**Information supplied:**
========================================================================
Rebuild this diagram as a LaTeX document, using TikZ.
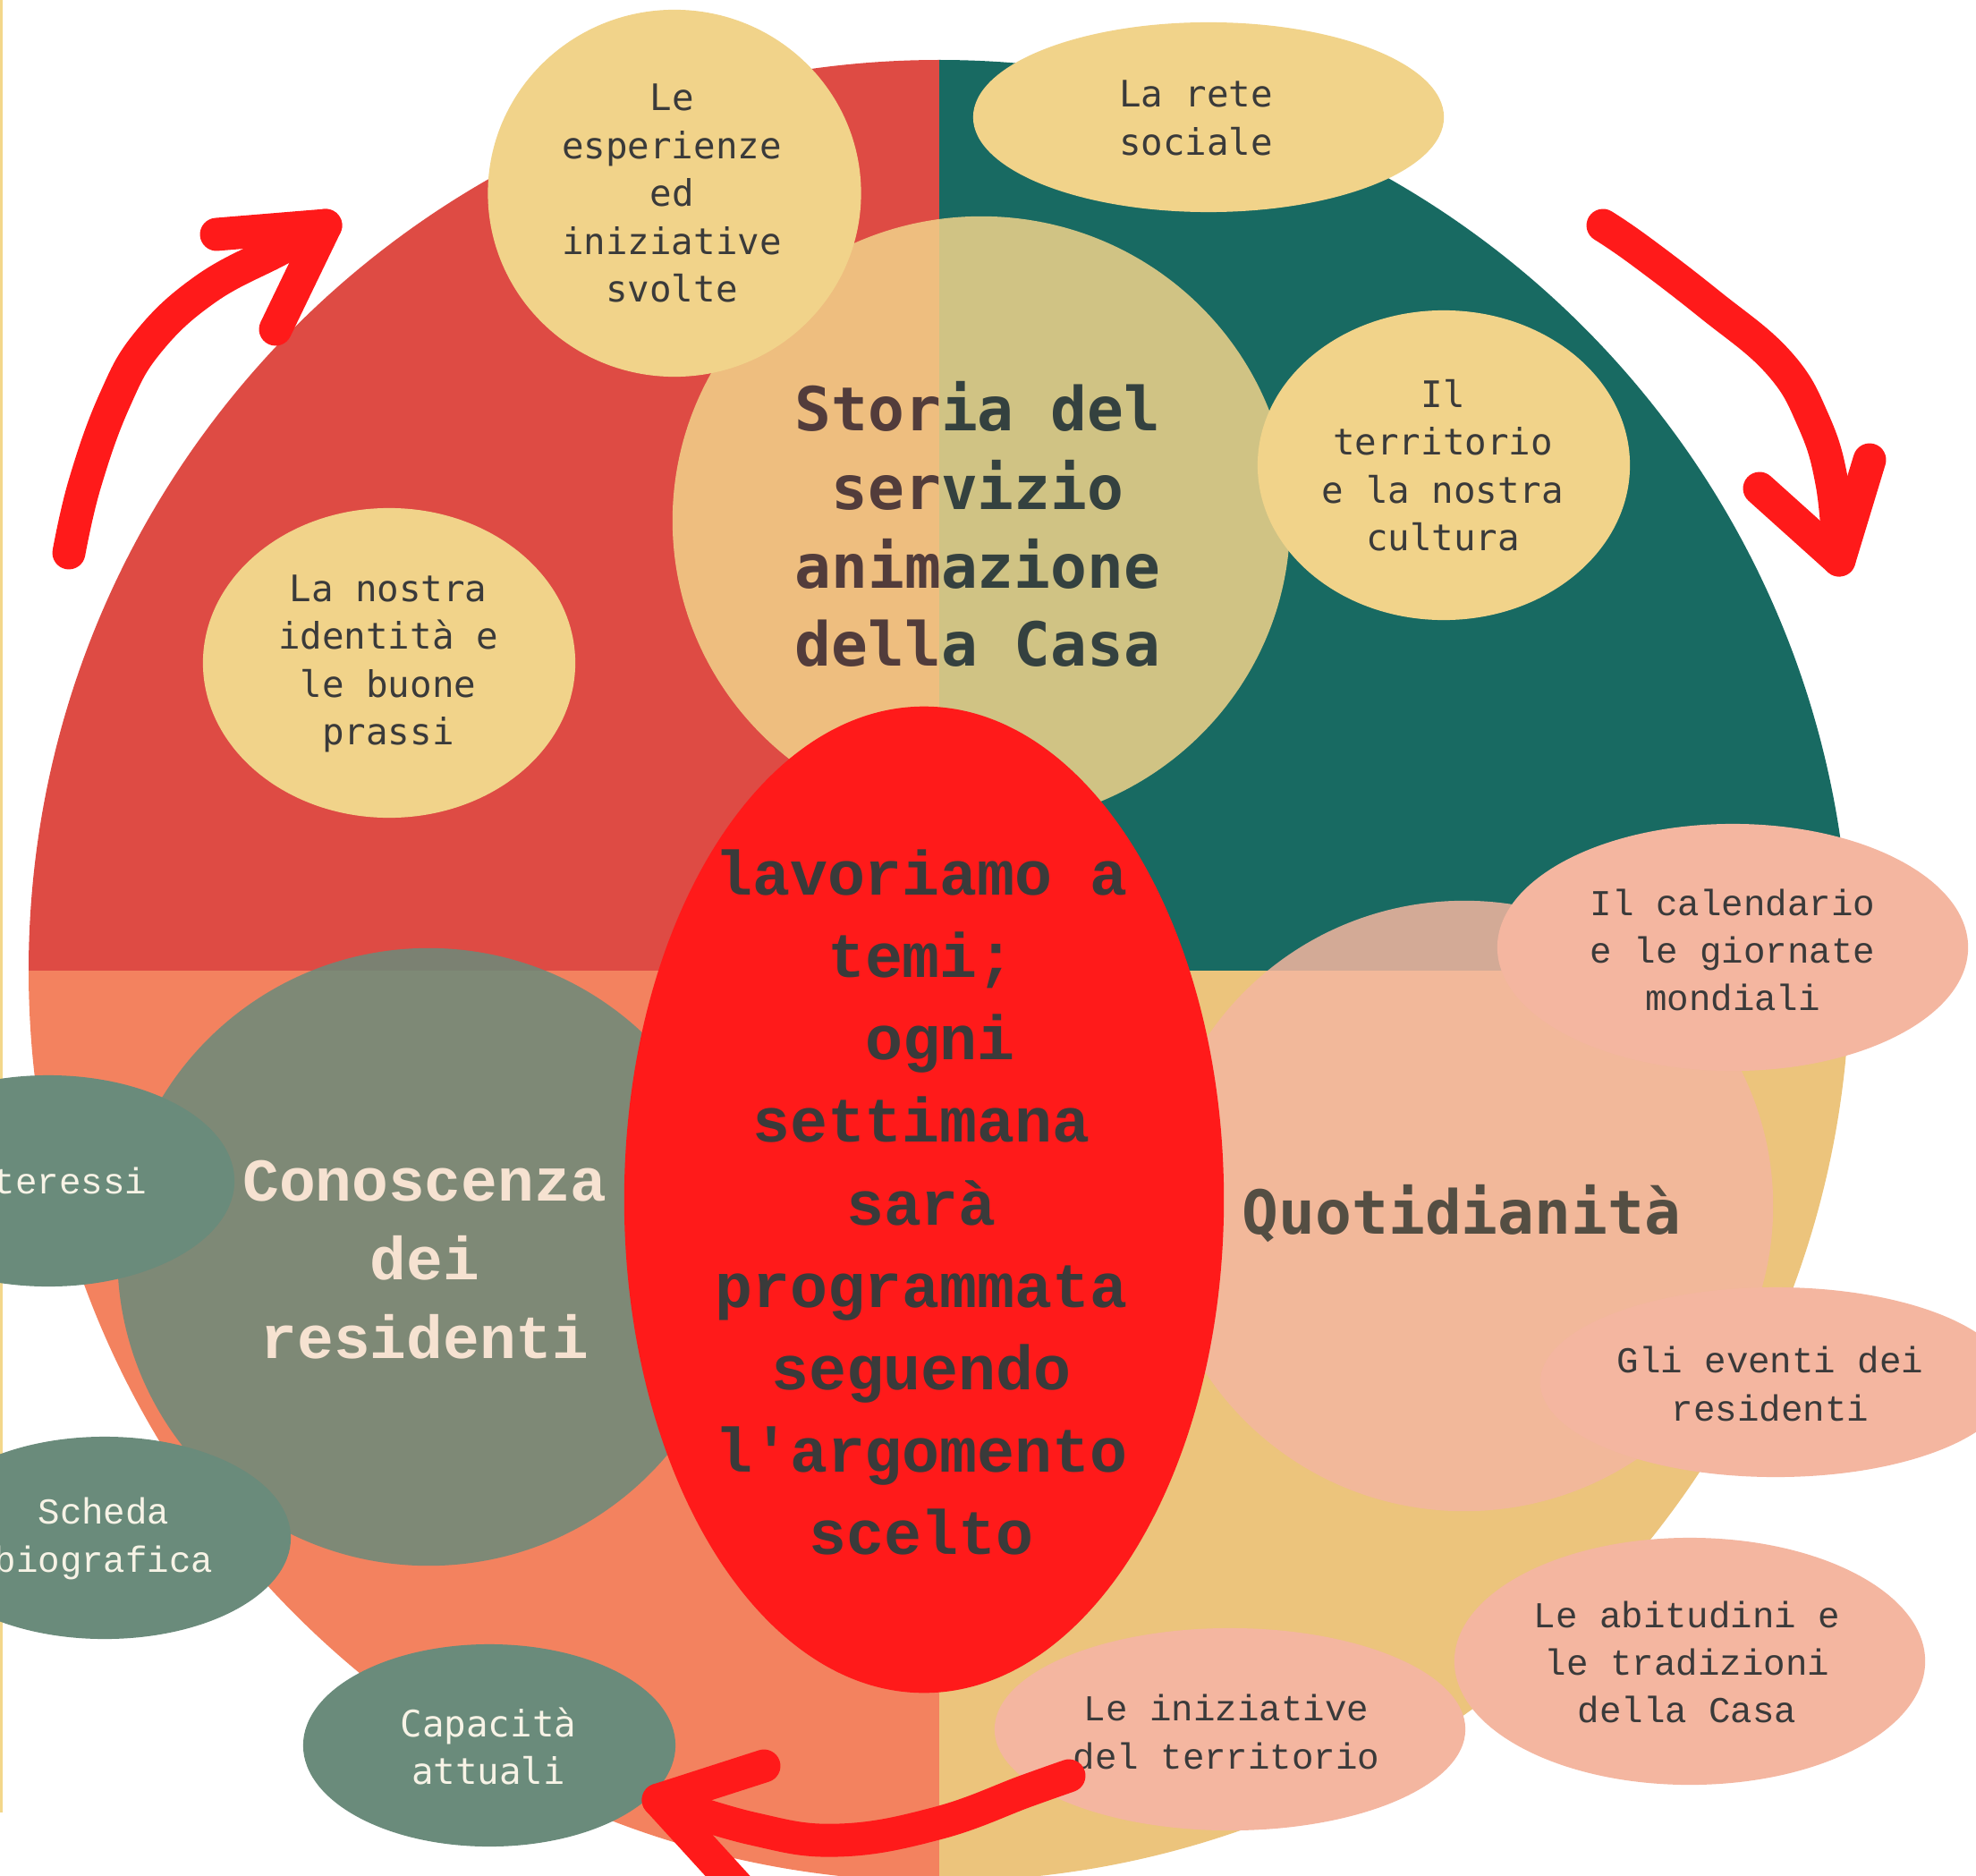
\documentclass[tikz,border=0pt]{standalone}
\usepackage{fontspec}
\usepackage{tikz}
\usetikzlibrary{shapes.geometric}
\newfontfamily\courmono{Liberation Mono}[Ligatures=TeXOff]
\newfontfamily\sansmono{DejaVu Sans Mono}
\definecolor{qred}{HTML}{DE4B44}
\definecolor{qteal}{HTML}{186A62}
\definecolor{qsalmon}{HTML}{F3825F}
\definecolor{qsand}{HTML}{ECC47C}
\definecolor{sand}{HTML}{F1D38A}
\definecolor{blush}{HTML}{F4B6A0}
\definecolor{sage}{HTML}{6A8B7B}
\definecolor{hotred}{HTML}{FF1A1A}
\definecolor{ink}{HTML}{3A3A3A}
\definecolor{cream}{HTML}{F7F3E6}
\definecolor{edgegold}{HTML}{F3D78A}

\begin{document}
\begin{tikzpicture}[x=0.01cm,y=-0.01cm]
    \tikzstyle{bubble}=[ellipse,inner sep=0pt,draw=none]
    \tikzstyle{sanstxt}=[align=center,text=ink,font=\sansmono\fontsize{11.6}{15.2}\selectfont]
    \tikzstyle{courtxt}=[align=center,text=ink,font=\courmono\fontsize{11.6}{15.2}\selectfont]
    \tikzstyle{bigsans}=[align=center,text=ink,font=\sansmono\bfseries\fontsize{19.3}{25}\selectfont]
    \tikzstyle{bigcour}=[align=center,font=\courmono\bfseries\fontsize{19.3}{25}\selectfont]
    \tikzstyle{brush}=[draw=hotred,line width=10.5pt,line cap=round,line join=round]
    \useasboundingbox (0,0) rectangle (2209,2097);
    \clip (0,0) rectangle (2209,2097);
    \fill[white] (0,0) rectangle (2209,2097);
    \fill[edgegold] (0,0) rectangle (3,2026);
    \coordinate (qc) at (1050,1085);
    \foreach \qcol/\xa/\ya/\xb/\yb in {qred/0/0/1050/1085,qteal/1050/0/2209/1085,qsalmon/0/1085/1050/2097,qsand/1050/1085/2209/2097}{
        \begin{scope}
            \clip (\xa,\ya) rectangle (\xb,\yb);
            \fill[\qcol] (qc) circle[radius=1018];
        \end{scope}
    }
    \begin{scope}[transparency group,opacity=0.85]
        \node[bubble,fill=sand,minimum width=6.9cm,minimum height=6.8cm] (storia) at (1097,582) {};
        \node[bigsans] (storia-t) at (1093,586) {Storia del\\servizio\\animazione\\della Casa};
    \end{scope}
    \begin{scope}[transparency group,opacity=0.85]
        \node[bubble,fill=sage,minimum width=6.95cm,minimum height=6.9cm] (conosc) at (479,1405) {};
        \node[bigcour,text=cream] (conosc-t) at (475,1408) {Conoscenza\\dei\\residenti};
    \end{scope}
    \begin{scope}[transparency group,opacity=0.85]
        \node[bubble,fill=blush,minimum width=6.9cm,minimum height=6.82cm] (quot) at (1637,1348) {};
        \node[bigsans] (quot-t) at (1634,1357) {Quotidianità};
    \end{scope}
    \node[bubble,fill=hotred,minimum width=6.7cm,minimum height=11.02cm] (temi) at (1033,1341) {};
    \node[align=center,text=ink,font=\courmono\bfseries\fontsize{19.9}{26.2}\selectfont] (temi-t) at (1030,1344)
        {lavoriamo a\\temi;\\\phantom{o}ogni\\settimana\\sarà\\programmata\\seguendo\\l'argomento\\scelto};
    \node[bubble,fill=sand,minimum width=4.17cm,minimum height=4.1cm] (esper) at (754,216) {};
    \node[sanstxt] (esper-t) at (751,216) {Le\\esperienze\\ed\\iniziative\\svolte};
    \node[bubble,fill=sand,minimum width=5.26cm,minimum height=2.12cm] (rete) at (1351,131) {};
    \node[sanstxt] (rete-t) at (1337,132) {La rete\\sociale};
    \node[bubble,fill=sand,minimum width=4.16cm,minimum height=3.46cm] (terr) at (1614,520) {};
    \node[sanstxt] (terr-t) at (1613,520) {Il\\territorio\\e la nostra\\cultura};
    \node[bubble,fill=sand,minimum width=4.16cm,minimum height=3.46cm] (ident) at (435,741) {};
    \node[sanstxt] (ident-t) at (434,742) {La nostra\\identità e\\le buone\\prassi};
    \node[bubble,fill=sage,minimum width=4.16cm,minimum height=2.36cm] (inter) at (54,1320) {};
    \node[courtxt,text=cream] (inter-t) at (54,1320) {Interessi};
    \node[bubble,fill=sage,minimum width=4.16cm,minimum height=2.26cm] (scheda) at (117,1719) {};
    \node[courtxt,text=cream] (scheda-t) at (116,1720) {Scheda\\biografica};
    \node[bubble,fill=sage,minimum width=4.16cm,minimum height=2.26cm] (capac) at (547,1951) {};
    \node[sanstxt,text=cream] (capac-t) at (546,1952) {Capacità\\attuali};
    \node[bubble,fill=blush,minimum width=5.26cm,minimum height=2.76cm] (calend) at (1937,1059) {};
    \node[courtxt] (calend-t) at (1937,1062) {Il calendario\\e le giornate\\mondiali};
    \node[bubble,fill=blush,minimum width=5.26cm,minimum height=2.12cm] (eventi) at (1985,1545) {};
    \node[courtxt] (eventi-t) at (1979,1547) {Gli eventi dei\\residenti};
    \node[bubble,fill=blush,minimum width=5.26cm,minimum height=2.76cm] (abitud) at (1889,1857) {};
    \node[courtxt] (abitud-t) at (1886,1858) {Le abitudini e\\le tradizioni\\della Casa};
    \node[bubble,fill=blush,minimum width=5.26cm,minimum height=2.26cm] (inizia) at (1375,1933) {};
    \node[courtxt] (inizia-t) at (1371,1936) {Le iniziative\\del territorio};
    \coordinate (a1s) at (77,618);
    \coordinate (a1t) at (364,252);
    \coordinate (a2s) at (1792,252);
    \coordinate (a2t) at (2056,626);
    \coordinate (a3s) at (1195,1985);
    \coordinate (a3t) at (736,2012);
    \draw[brush] plot[smooth,tension=0.7] coordinates {(a1s) (95,540) (128,448) (166,382) (230,323) (310,280) (a1t)};
    \draw[brush] (242,262) -- (a1t) -- (308,368);
    \draw[brush] plot[smooth,tension=0.7] coordinates {(a2s) (1833,280) (1911,340) (1988,405) (2027,470) (2048,540) (a2t)};
    \draw[brush] (1967,546) -- (a2t) -- (2090,514);
    \draw[brush] plot[smooth,tension=0.7] coordinates {(a3s) (1147,2002) (1048,2038) (937,2057) (841,2044) (a3t)};
    \draw[brush] (854,1974) -- (a3t) -- (830,2115);
\end{tikzpicture}
\end{document}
========================================================================
**Aim:** Make an exact copy of the data above, pictures excluded.

**Response to the task:**
Rebuild this diagram as a LaTeX document, using TikZ.
\documentclass[tikz,border=0pt]{standalone}
\usepackage{fontspec}
\usepackage{tikz}
\usetikzlibrary{shapes.geometric}
\newfontfamily\courmono{Liberation Mono}[Ligatures=TeXOff]
\newfontfamily\sansmono{DejaVu Sans Mono}
\definecolor{qred}{HTML}{DE4B44}
\definecolor{qteal}{HTML}{186A62}
\definecolor{qsalmon}{HTML}{F3825F}
\definecolor{qsand}{HTML}{ECC47C}
\definecolor{sand}{HTML}{F1D38A}
\definecolor{blush}{HTML}{F4B6A0}
\definecolor{sage}{HTML}{6A8B7B}
\definecolor{hotred}{HTML}{FF1A1A}
\definecolor{ink}{HTML}{3A3A3A}
\definecolor{cream}{HTML}{F7F3E6}
\definecolor{edgegold}{HTML}{F3D78A}

\begin{document}
\begin{tikzpicture}[x=0.01cm,y=-0.01cm]
    \tikzstyle{bubble}=[ellipse,inner sep=0pt,draw=none]
    \tikzstyle{sanstxt}=[align=center,text=ink,font=\sansmono\fontsize{11.6}{15.2}\selectfont]
    \tikzstyle{courtxt}=[align=center,text=ink,font=\courmono\fontsize{11.6}{15.2}\selectfont]
    \tikzstyle{bigsans}=[align=center,text=ink,font=\sansmono\bfseries\fontsize{19.3}{25}\selectfont]
    \tikzstyle{bigcour}=[align=center,font=\courmono\bfseries\fontsize{19.3}{25}\selectfont]
    \tikzstyle{brush}=[draw=hotred,line width=10.5pt,line cap=round,line join=round]
    \useasboundingbox (0,0) rectangle (2209,2097);
    \clip (0,0) rectangle (2209,2097);
    \fill[white] (0,0) rectangle (2209,2097);
    \fill[edgegold] (0,0) rectangle (3,2026);
    \coordinate (qc) at (1050,1085);
    \foreach \qcol/\xa/\ya/\xb/\yb in {qred/0/0/1050/1085,qteal/1050/0/2209/1085,qsalmon/0/1085/1050/2097,qsand/1050/1085/2209/2097}{
        \begin{scope}
            \clip (\xa,\ya) rectangle (\xb,\yb);
            \fill[\qcol] (qc) circle[radius=1018];
        \end{scope}
    }
    \begin{scope}[transparency group,opacity=0.85]
        \node[bubble,fill=sand,minimum width=6.9cm,minimum height=6.8cm] (storia) at (1097,582) {};
        \node[bigsans] (storia-t) at (1093,586) {Storia del\\servizio\\animazione\\della Casa};
    \end{scope}
    \begin{scope}[transparency group,opacity=0.85]
        \node[bubble,fill=sage,minimum width=6.95cm,minimum height=6.9cm] (conosc) at (479,1405) {};
        \node[bigcour,text=cream] (conosc-t) at (475,1408) {Conoscenza\\dei\\residenti};
    \end{scope}
    \begin{scope}[transparency group,opacity=0.85]
        \node[bubble,fill=blush,minimum width=6.9cm,minimum height=6.82cm] (quot) at (1637,1348) {};
        \node[bigsans] (quot-t) at (1634,1357) {Quotidianità};
    \end{scope}
    \node[bubble,fill=hotred,minimum width=6.7cm,minimum height=11.02cm] (temi) at (1033,1341) {};
    \node[align=center,text=ink,font=\courmono\bfseries\fontsize{19.9}{26.2}\selectfont] (temi-t) at (1030,1344)
        {lavoriamo a\\temi;\\\phantom{o}ogni\\settimana\\sarà\\programmata\\seguendo\\l'argomento\\scelto};
    \node[bubble,fill=sand,minimum width=4.17cm,minimum height=4.1cm] (esper) at (754,216) {};
    \node[sanstxt] (esper-t) at (751,216) {Le\\esperienze\\ed\\iniziative\\svolte};
    \node[bubble,fill=sand,minimum width=5.26cm,minimum height=2.12cm] (rete) at (1351,131) {};
    \node[sanstxt] (rete-t) at (1337,132) {La rete\\sociale};
    \node[bubble,fill=sand,minimum width=4.16cm,minimum height=3.46cm] (terr) at (1614,520) {};
    \node[sanstxt] (terr-t) at (1613,520) {Il\\territorio\\e la nostra\\cultura};
    \node[bubble,fill=sand,minimum width=4.16cm,minimum height=3.46cm] (ident) at (435,741) {};
    \node[sanstxt] (ident-t) at (434,742) {La nostra\\identità e\\le buone\\prassi};
    \node[bubble,fill=sage,minimum width=4.16cm,minimum height=2.36cm] (inter) at (54,1320) {};
    \node[courtxt,text=cream] (inter-t) at (54,1320) {Interessi};
    \node[bubble,fill=sage,minimum width=4.16cm,minimum height=2.26cm] (scheda) at (117,1719) {};
    \node[courtxt,text=cream] (scheda-t) at (116,1720) {Scheda\\biografica};
    \node[bubble,fill=sage,minimum width=4.16cm,minimum height=2.26cm] (capac) at (547,1951) {};
    \node[sanstxt,text=cream] (capac-t) at (546,1952) {Capacità\\attuali};
    \node[bubble,fill=blush,minimum width=5.26cm,minimum height=2.76cm] (calend) at (1937,1059) {};
    \node[courtxt] (calend-t) at (1937,1062) {Il calendario\\e le giornate\\mondiali};
    \node[bubble,fill=blush,minimum width=5.26cm,minimum height=2.12cm] (eventi) at (1985,1545) {};
    \node[courtxt] (eventi-t) at (1979,1547) {Gli eventi dei\\residenti};
    \node[bubble,fill=blush,minimum width=5.26cm,minimum height=2.76cm] (abitud) at (1889,1857) {};
    \node[courtxt] (abitud-t) at (1886,1858) {Le abitudini e\\le tradizioni\\della Casa};
    \node[bubble,fill=blush,minimum width=5.26cm,minimum height=2.26cm] (inizia) at (1375,1933) {};
    \node[courtxt] (inizia-t) at (1371,1936) {Le iniziative\\del territorio};
    \coordinate (a1s) at (77,618);
    \coordinate (a1t) at (364,252);
    \coordinate (a2s) at (1792,252);
    \coordinate (a2t) at (2056,626);
    \coordinate (a3s) at (1195,1985);
    \coordinate (a3t) at (736,2012);
    \draw[brush] plot[smooth,tension=0.7] coordinates {(a1s) (95,540) (128,448) (166,382) (230,323) (310,280) (a1t)};
    \draw[brush] (242,262) -- (a1t) -- (308,368);
    \draw[brush] plot[smooth,tension=0.7] coordinates {(a2s) (1833,280) (1911,340) (1988,405) (2027,470) (2048,540) (a2t)};
    \draw[brush] (1967,546) -- (a2t) -- (2090,514);
    \draw[brush] plot[smooth,tension=0.7] coordinates {(a3s) (1147,2002) (1048,2038) (937,2057) (841,2044) (a3t)};
    \draw[brush] (854,1974) -- (a3t) -- (830,2115);
\end{tikzpicture}
\end{document}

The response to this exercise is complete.